CULPABLES.
Decimosegunda semana de estado de alarma. Sexta
prórroga ¿Muertos? La cifra quedó congelada hace una semana como un
trampantojo. Como lo que siempre ha sido.
Porque si nunca fue importante contar los
fallecidos, para qué seguir haciéndolo ahora cuando sin esperar a que se
acabe la última prórroga del estado de alarma, ya ha llegado “la nueva
normalidad”. Y en esa “nueva normalidad” no caben los muertos, ni los
riesgos, ni las malas noticias. Sólo las buenas nuevas y las ruedas de
prensa en las que hasta las mentiras huelen a esperanza. Cuando esto
acabe ¿qué os importaba más? ¿las terrazas? ¿las cervecitas? Ahí las
tenéis.
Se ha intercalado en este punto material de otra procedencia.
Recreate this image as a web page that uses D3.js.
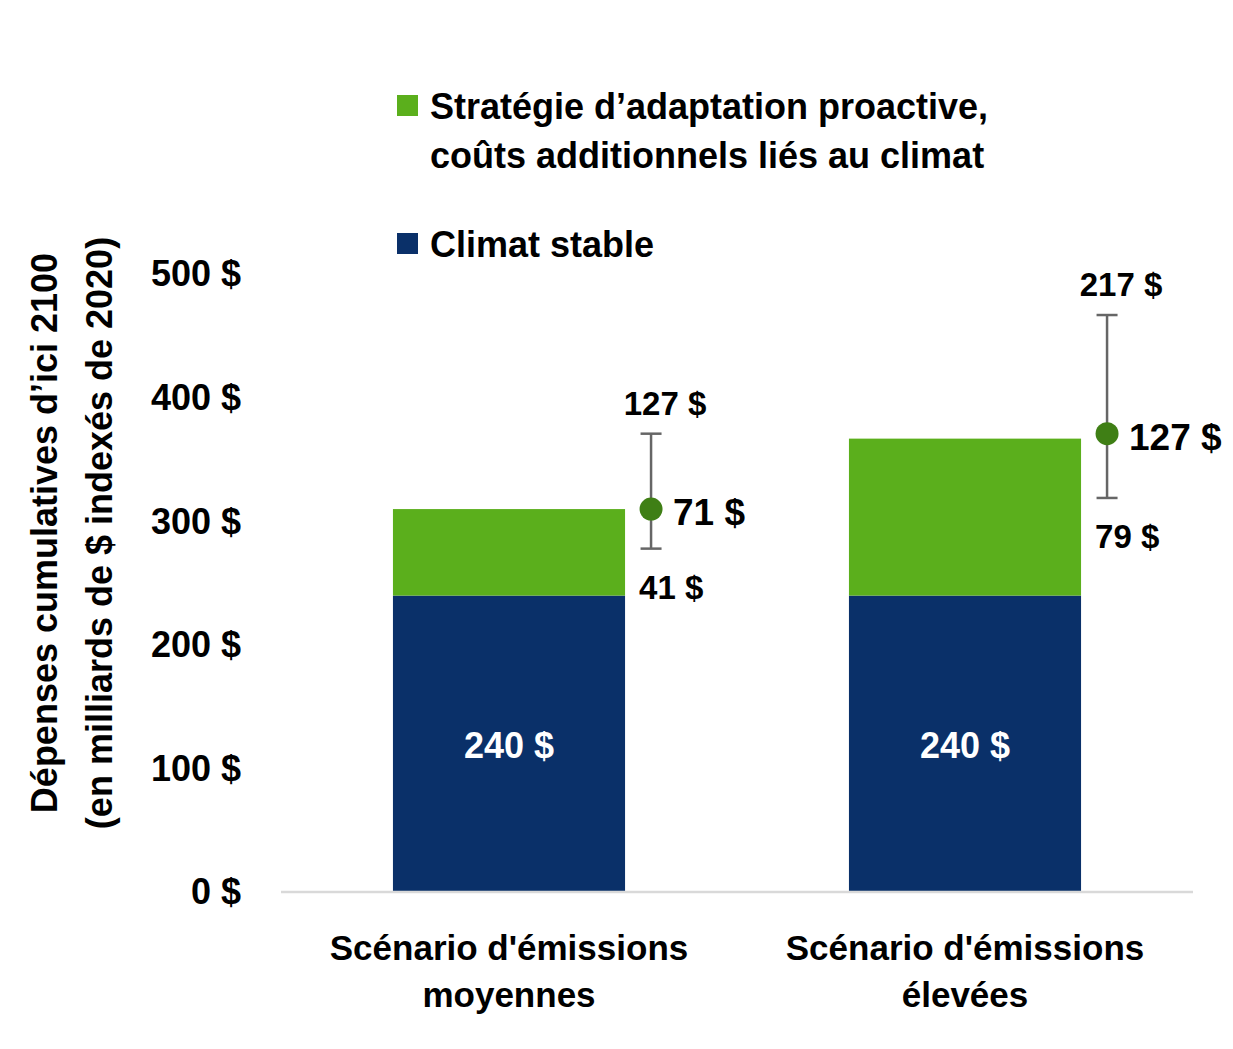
<!DOCTYPE html>
<html><head><meta charset="utf-8">
<script src="https://cdn.jsdelivr.net/npm/d3@7"></script>
<style>
body{margin:0;background:#fff;}
text{font-family:"Liberation Sans Narrow","Arial Narrow","Liberation Sans",sans-serif;font-weight:bold;fill:#000;}
.tick text{font-family:"Liberation Sans",Arial,sans-serif;}
</style></head><body>
<svg id="c" width="1233" height="1049"></svg>
<script>
const categories = [["Scénario d'émissions","moyennes"],["Scénario d'émissions","élevées"]];
const stableValues = [239, 239];
const adaptValues = [70, 127];
const dotValues = [309, 370];
const errLow = [277, 318];
const errHigh = [370, 466];
const stableLabels = ["240 $","240 $"];
const midLabels = ["71 $","127 $"];
const lowLabels = ["41 $","79 $"];
const highLabels = ["127 $","217 $"];
const yTicks = [0,100,200,300,400,500];
const legendItems = [
  {lines:["Stratégie d’adaptation proactive,","coûts additionnels liés au climat"], color:"#5BAF1C"},
  {lines:["Climat stable"], color:"#0A3069"}
];
const yTitle = ["Dépenses cumulatives d’ici 2100","(en milliards de $ indexés de 2020)"];

const svg = d3.select("#c");
const x = d3.scaleBand().domain(d3.range(categories.length)).range([281,1193]).paddingInner(0.491).paddingOuter(0.2455);
const y = d3.scaleLinear().domain([0,500]).range([891,273]);

// y axis labels
const ya = svg.append("g").attr("transform","translate(241,0)")
  .call(d3.axisLeft(y).tickValues(yTicks).tickSize(0).tickPadding(0).tickFormat(d=>d+" $"));
ya.select(".domain").remove();
ya.selectAll("text").attr("font-size",36).attr("dy","0.36em").attr("fill","#000");

// bars
const g = svg.append("g");
g.selectAll(".s").data(stableValues).join("rect")
  .attr("x",(d,i)=>x(i)).attr("width",x.bandwidth())
  .attr("y",d=>y(d)).attr("height",d=>y(0)-y(d)).attr("fill","#0A3069");
g.selectAll(".a").data(adaptValues).join("rect")
  .attr("x",(d,i)=>x(i)).attr("width",x.bandwidth())
  .attr("y",(d,i)=>y(stableValues[i]+d)).attr("height",(d,i)=>y(stableValues[i])-y(stableValues[i]+d)).attr("fill","#5BAF1C");

// axis line
svg.append("line").attr("x1",281).attr("x2",1193).attr("y1",y(0)+1).attr("y2",y(0)+1)
  .attr("stroke","#D9D9D9").attr("stroke-width",2.5);

// stable labels
g.selectAll(".sl").data(stableLabels).join("text")
  .attr("x",(d,i)=>x(i)+x.bandwidth()/2).attr("y",(d,i)=>y(stableValues[i]/2)+15)
  .attr("text-anchor","middle").attr("font-size",36).style("fill","#fff").text(d=>d);

// error bars
const ex = i => x(i)+x.bandwidth()+26;
categories.forEach((c,i)=>{
  const e = svg.append("g");
  e.append("line").attr("x1",ex(i)).attr("x2",ex(i)).attr("y1",y(errHigh[i])).attr("y2",y(errLow[i])).attr("stroke","#666").attr("stroke-width",2.5);
  [errHigh[i],errLow[i]].forEach(v=>{
    e.append("line").attr("x1",ex(i)-10.5).attr("x2",ex(i)+10.5).attr("y1",y(v)).attr("y2",y(v)).attr("stroke","#666").attr("stroke-width",2.5);
  });
  e.append("circle").attr("cx",ex(i)).attr("cy",y(dotValues[i])).attr("r",11.5).attr("fill","#3F7F15");
  e.append("text").attr("x",ex(i)+14).attr("y",y(errHigh[i])-19).attr("text-anchor","middle").attr("font-size",33).text(highLabels[i]);
  e.append("text").attr("x",ex(i)+22).attr("y",y(dotValues[i])+16).attr("font-size",37).text(midLabels[i]);
  e.append("text").attr("x",ex(i)-12).attr("y",y(errLow[i])+50).attr("font-size",33).text(lowLabels[i]);
});

// x labels
categories.forEach((c,i)=>{
  const t = svg.append("text").attr("text-anchor","middle").attr("font-size",35);
  c.forEach((ln,j)=>t.append("tspan").attr("x",x(i)+x.bandwidth()/2).attr("y",960+j*47).text(ln));
});

// legend
const legY = [117, 255];
legendItems.forEach((it,k)=>{
  svg.append("rect").attr("x",397).attr("y",legY[k]-22).attr("width",21).attr("height",21).attr("fill",it.color);
  const t = svg.append("text").attr("font-size",36);
  it.lines.forEach((ln,j)=>t.append("tspan").attr("x",430).attr("y",legY[k]+2+j*49).text(ln));
});

// y title
const yt = svg.append("text").attr("transform","translate(0,533) rotate(-90)").attr("text-anchor","middle").attr("font-size",36);
yTitle.forEach((ln,j)=>yt.append("tspan").attr("x",0).attr("y",57+j*55).text(ln));
</script></body></html>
Mascarilla obligatoria, sí, pero sólo para justificar un estado
de alarma innecesario y una desescalada a trompicones.
Quizás por eso, se vuelve a lo de siempre, a la
nadería dominante, a la normalidad de apuntarse a la última tendencia de
rebaño (previa selección de origen), a moverse en pos del pensamiento
débil. Y hoy toca salir a dolerse e hincar la rodilla, no ante las
decenas de miles de fallecidos, ni ante la soledad con la que afrontaron
su muerte, sino ante una difusa culpabilidad que nos ha venido del otro
lado del Atlántico y que las masas adolescentes –no necesariamente por
edad– han adaptado a su conveniencia.
Así, de pronto, entre estado de alarma y “saldremos
más fuertes” han llegado a la inquietante y súbita conclusión de que los
españoles somos racistas. Ha hecho falta un afroamericano muerto a
manos de un policía –blanco– en EEUU para descubrirlo y salir a la calle
con la distancia de seguridad de un hato de cabras y ese impulso tan
progresista y tan poco cayetano que lleva a asaltar lo mismo supermercados que tiendas de Jimmy Choo.
O quizás, en realidad, lo que han descubierto es que
odian a nuestra Policía, que aunque comparte color con la mayoría de
ellos, poco importa (ocurre lo mismo en los EEUU, pero la coherencia es
cuestión menor).
Ya lo decía Errejón en ese archivo impagable e ingrato que nos ofrece Twitter: All cops are bastards (todos los policías son unos bastardos). Por no mencionar la abundante filmoteca (en proceso de desaparición) de su exjefe Pablo Iglesias,
al que le gustan sólo los uniformes si le abren la puerta o apartan de
su casa a “los lúmpenes” facciosos. Y para que no quede duda, ahí
tenemos a Isa Serra, nueva portavoz de Podemos a la par que condenada a 19 meses de prisión por agredir a una policía (una mujer, quién lo diría).
Lo cierto es que sí, los españoles somos racistas,
particularmente en algunas regiones y con un racismo teórico, práctico,
estructural y atávico. Maqueto, charnego, gitano, forastero o chueta –en
mi tierra mallorquina– son el reflejo de un racismo con el que
convivimos desde hace decenios y por el que nadie hinca ni cree
necesario hincar rodilla en tierra.
Si se trata de sentirnos culpables, hagámoslo de lo
que realmente nos debería avergonzar. No busquemos un pedigrí culposo
del que carecemos. Si aquí hay afroespañoles, llegaron hace dos
días, una generación a lo más, y entraron en España porque les dio la
gana, y no descienden de nadie que llegase al país en un barco de
esclavos. Así que –qué se le va a hacer– con ellos no podemos lavar
nuestra difusa conciencia de colectivo culpable.
Pero en cambio, el que es real, el que es nuestro,
es ese desprecio de raza superior, teorizado incluso, con el que se ha
tratado a los que llegaron de regiones pobres, a las que eran prósperas
para, sin salir de su país, mejorar su vida.
Esos cuyos apellidos no ves en las cúpulas de los
partidos nacionalistas, los que euskaldunizan su nombre o con el furor
del converso son más separatistas que nadie, a ver si así les perdonan
el pecado original de su origen foráneo. Esos, que de todos modos saben
que nunca serán de los suyos.
Ese racismo y también el de los gitanos, y el de
los descendientes de judíos conversos en Mallorca hasta hace dos días.
Ese es nuestro racismo. El endémico. El de pedir perdón. No el de la
Leyenda Negra, y mucho menos el de la “Policía asesina”.